About Us

Our House System

The York School has four Houses, each named after important figures in Canadian history — two women and two men — to reflect the co-ed nature of the school.  

The House system provides an excellent opportunity for students of all ages and grades to be together and encourages the development of leadership skills. This system was developed in 1982 and has provided a structure for school spirit and fun competition since then.

Each family belongs to one House, and students compete throughout the year to contribute points towards their house, culminating with an announcement at the end of the year with the overall winner.


Samuel de Champlain is one of Canada's most significant navigators, cartographers, explorers and geographers. Born in 1574, Champlain journeyed from France and established settlements on the east coast of the US and Canada, including one that is now Quebec City. He is therefore known as the "Father of New France". One of his primary contributions to Canada was his cartography, creating the first accurate map of the east coast of Canada.
 
Champlain journeyed to and from Canada for several years, documenting his travels and the terrain he observed from ships, often covering the areas documented by Jacques Cartier, who had surveyed the area over 50 years earlier. In the spring of 1604, Champlain embarked on a trip along the St. Lawrence River - the area that would become the settlement of Acadia. In 1608, Champlain landed in what is now Quebec City, founding a "Habitation" and building fortifications for the defense of this important city. Champlain later became the Lieutenant General of New France.
 
John Graves Simcoe established some of Canada's legal foundations including courts of law, trial by jury, the introduction of English common law, freehold land tenure and the abolition of slavery in Canada. Simcoe's early career was in the British Army, fighting in the American Revolutionary War and Siege of Yorktown, finally entering politics in 1790. In 1791, Simcoe became the Lieutenant Governor of Upper Canada (present day Southern Ontario, roughly). Soon after, he worked to pass the first Act Against Slavery in Upper Canada.
 
One of Simcoe's notable accomplishments was the construction of Yonge Street and Dundas Street, settlement and trade roads connecting key trade posts. The York School has two campuses on Yonge Street today at 1639 and 1320 Yonge St.
 
The town of Simcoe is named after this notable Canadian, as well as Simcoe Day, Simcoe Street, John Street and a number of other streets, islands and buildings around Ontario.
 

Pauline Johnson is known as one of the founding daughters of the Canadian literary genre. Johnson was the daughter of a Mohawk Clan Chief and an English immigrant to Canada. Johnson's education was a unique mixture of Mohawk verbal storytelling and informal home schooling. The family had an extensive library and Johnson read both Mohawk and classic literary works.

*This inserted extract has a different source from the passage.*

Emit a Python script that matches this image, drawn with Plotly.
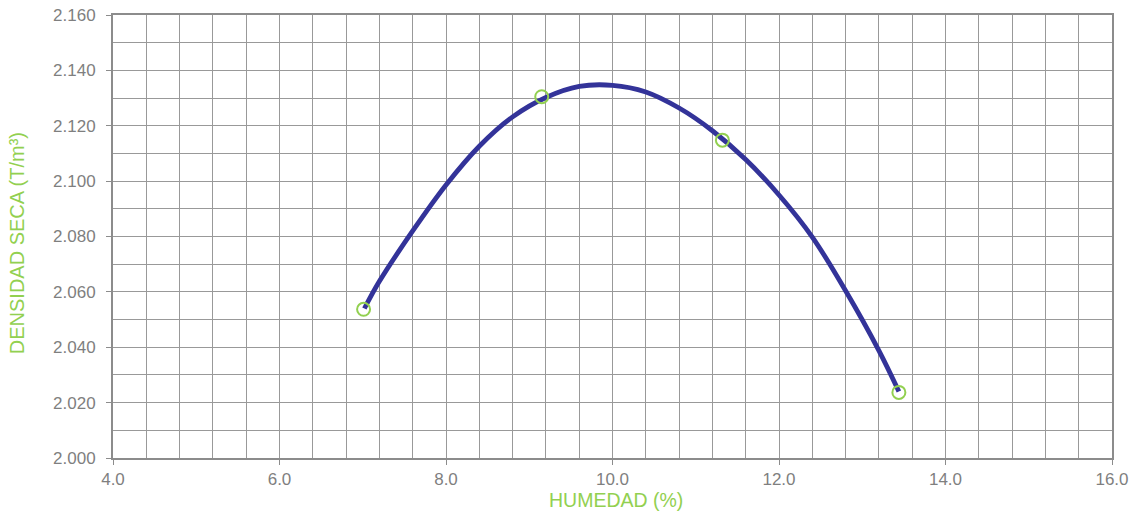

Johnson started performing in the 1880s, as well as composing poetry. She published in the Globe and Saturday Night and was called "the most interesting poetess now living" by Theodore Watts-Dunton. A Toronto performance at an author's evening led to a 15-year stage career weaving in aspects of both her Mohawk and English heritage, songs and dress. Flint and Feather, a collection of Johnson's poetry, remains one of Canada's best selling poetry collections and was first published in 1912.




Nellie McClung is one of Canada's earliest feminists and an accomplished author, politician and social activist. McClung was one of 'The Famous Five', a group of women who fought for the right of women to sit in the federal Senate. McClung also established the mock or model parliament, which York School students enjoy today.

McClung was born in Ontario and moved to Manitoba, where she became active in advancing women's political rights. She was the founder of the Women's Political Equality League, improving women's suffrage through advocacy including 'mock parliament' to show the absurdity of excluding women from politics. In her subsequent development as an author, McClung founded the Canadian Author's Association and the Canadian Women's Press Club. Through McClung's work, Manitoba became the first province to give women the right to vote and run for political office.